DIRECTIVE: Can you transcribe every line exactly and leave the pictures behind?

——————

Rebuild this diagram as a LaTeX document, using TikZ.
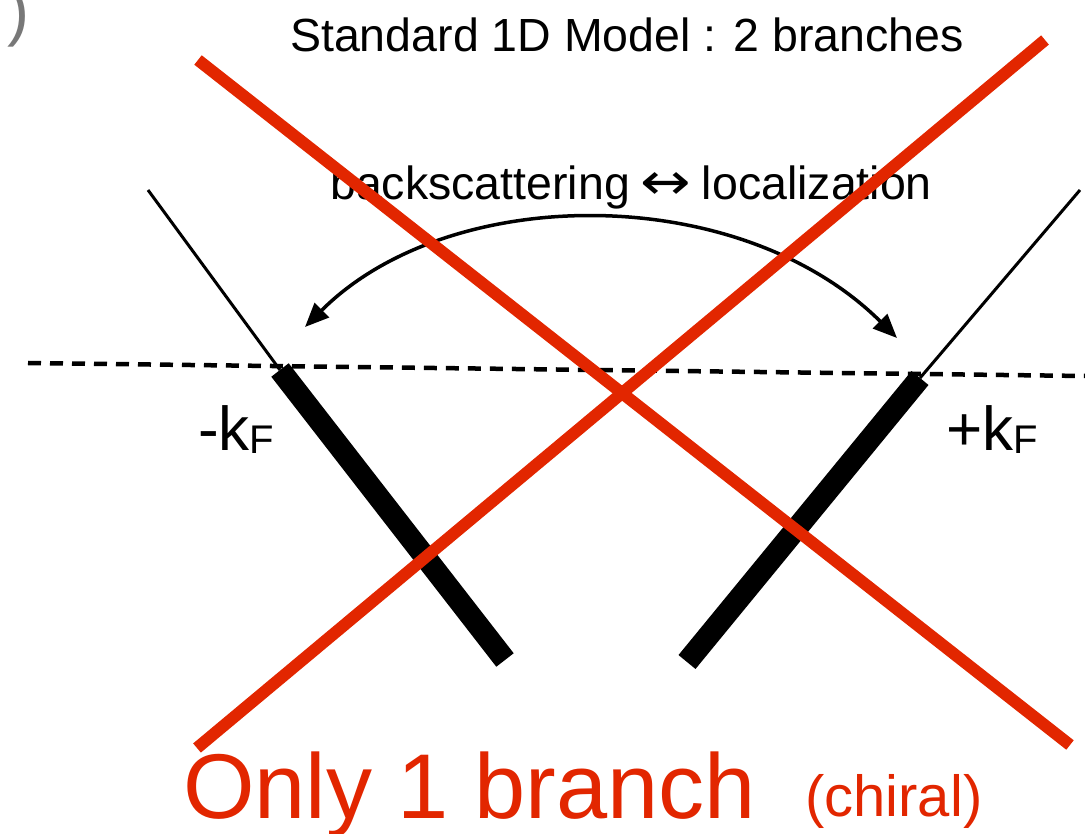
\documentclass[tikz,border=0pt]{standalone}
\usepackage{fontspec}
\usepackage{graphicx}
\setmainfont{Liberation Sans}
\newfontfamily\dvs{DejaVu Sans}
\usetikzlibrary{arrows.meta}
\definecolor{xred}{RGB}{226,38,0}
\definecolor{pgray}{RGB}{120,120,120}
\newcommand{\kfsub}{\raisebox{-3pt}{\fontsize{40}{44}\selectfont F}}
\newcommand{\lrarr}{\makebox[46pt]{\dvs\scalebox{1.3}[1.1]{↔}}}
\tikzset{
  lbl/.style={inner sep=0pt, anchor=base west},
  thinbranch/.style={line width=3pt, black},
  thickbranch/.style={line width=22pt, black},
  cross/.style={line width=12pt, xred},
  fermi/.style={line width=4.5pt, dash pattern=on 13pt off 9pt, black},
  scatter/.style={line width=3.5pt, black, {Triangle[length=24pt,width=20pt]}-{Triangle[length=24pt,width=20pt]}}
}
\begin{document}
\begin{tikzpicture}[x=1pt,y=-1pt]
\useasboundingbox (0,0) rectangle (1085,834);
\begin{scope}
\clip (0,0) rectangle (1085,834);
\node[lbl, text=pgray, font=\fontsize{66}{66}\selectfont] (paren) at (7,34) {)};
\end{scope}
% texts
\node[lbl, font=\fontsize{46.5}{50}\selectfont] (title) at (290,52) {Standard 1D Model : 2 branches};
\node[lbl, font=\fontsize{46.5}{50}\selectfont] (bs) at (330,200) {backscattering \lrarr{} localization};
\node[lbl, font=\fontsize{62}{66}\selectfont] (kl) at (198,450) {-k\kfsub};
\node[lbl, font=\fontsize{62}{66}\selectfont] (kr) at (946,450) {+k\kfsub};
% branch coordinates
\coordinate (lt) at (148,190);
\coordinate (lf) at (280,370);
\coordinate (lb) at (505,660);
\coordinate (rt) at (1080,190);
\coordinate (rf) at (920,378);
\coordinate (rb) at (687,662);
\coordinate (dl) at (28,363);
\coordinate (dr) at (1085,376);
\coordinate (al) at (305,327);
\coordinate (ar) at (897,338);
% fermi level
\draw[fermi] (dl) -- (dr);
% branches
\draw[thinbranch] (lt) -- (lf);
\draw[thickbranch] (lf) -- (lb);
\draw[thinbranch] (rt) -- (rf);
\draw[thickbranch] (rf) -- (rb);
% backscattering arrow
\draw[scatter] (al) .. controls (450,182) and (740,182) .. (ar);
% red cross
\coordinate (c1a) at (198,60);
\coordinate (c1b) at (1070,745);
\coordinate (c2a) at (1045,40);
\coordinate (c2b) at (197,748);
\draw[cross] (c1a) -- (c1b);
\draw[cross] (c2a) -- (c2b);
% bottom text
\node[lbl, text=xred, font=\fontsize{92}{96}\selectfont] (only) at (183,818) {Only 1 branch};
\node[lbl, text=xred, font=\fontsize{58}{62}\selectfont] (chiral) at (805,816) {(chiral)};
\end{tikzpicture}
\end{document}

——————

EXERCISE SOLUTION:
Rebuild this diagram as a LaTeX document, using TikZ.
\documentclass[tikz,border=0pt]{standalone}
\usepackage{fontspec}
\usepackage{graphicx}
\setmainfont{Liberation Sans}
\newfontfamily\dvs{DejaVu Sans}
\usetikzlibrary{arrows.meta}
\definecolor{xred}{RGB}{226,38,0}
\definecolor{pgray}{RGB}{120,120,120}
\newcommand{\kfsub}{\raisebox{-3pt}{\fontsize{40}{44}\selectfont F}}
\newcommand{\lrarr}{\makebox[46pt]{\dvs\scalebox{1.3}[1.1]{↔}}}
\tikzset{
  lbl/.style={inner sep=0pt, anchor=base west},
  thinbranch/.style={line width=3pt, black},
  thickbranch/.style={line width=22pt, black},
  cross/.style={line width=12pt, xred},
  fermi/.style={line width=4.5pt, dash pattern=on 13pt off 9pt, black},
  scatter/.style={line width=3.5pt, black, {Triangle[length=24pt,width=20pt]}-{Triangle[length=24pt,width=20pt]}}
}
\begin{document}
\begin{tikzpicture}[x=1pt,y=-1pt]
\useasboundingbox (0,0) rectangle (1085,834);
\begin{scope}
\clip (0,0) rectangle (1085,834);
\node[lbl, text=pgray, font=\fontsize{66}{66}\selectfont] (paren) at (7,34) {)};
\end{scope}
% texts
\node[lbl, font=\fontsize{46.5}{50}\selectfont] (title) at (290,52) {Standard 1D Model : 2 branches};
\node[lbl, font=\fontsize{46.5}{50}\selectfont] (bs) at (330,200) {backscattering \lrarr{} localization};
\node[lbl, font=\fontsize{62}{66}\selectfont] (kl) at (198,450) {-k\kfsub};
\node[lbl, font=\fontsize{62}{66}\selectfont] (kr) at (946,450) {+k\kfsub};
% branch coordinates
\coordinate (lt) at (148,190);
\coordinate (lf) at (280,370);
\coordinate (lb) at (505,660);
\coordinate (rt) at (1080,190);
\coordinate (rf) at (920,378);
\coordinate (rb) at (687,662);
\coordinate (dl) at (28,363);
\coordinate (dr) at (1085,376);
\coordinate (al) at (305,327);
\coordinate (ar) at (897,338);
% fermi level
\draw[fermi] (dl) -- (dr);
% branches
\draw[thinbranch] (lt) -- (lf);
\draw[thickbranch] (lf) -- (lb);
\draw[thinbranch] (rt) -- (rf);
\draw[thickbranch] (rf) -- (rb);
% backscattering arrow
\draw[scatter] (al) .. controls (450,182) and (740,182) .. (ar);
% red cross
\coordinate (c1a) at (198,60);
\coordinate (c1b) at (1070,745);
\coordinate (c2a) at (1045,40);
\coordinate (c2b) at (197,748);
\draw[cross] (c1a) -- (c1b);
\draw[cross] (c2a) -- (c2b);
% bottom text
\node[lbl, text=xred, font=\fontsize{92}{96}\selectfont] (only) at (183,818) {Only 1 branch};
\node[lbl, text=xred, font=\fontsize{58}{62}\selectfont] (chiral) at (805,816) {(chiral)};
\end{tikzpicture}
\end{document}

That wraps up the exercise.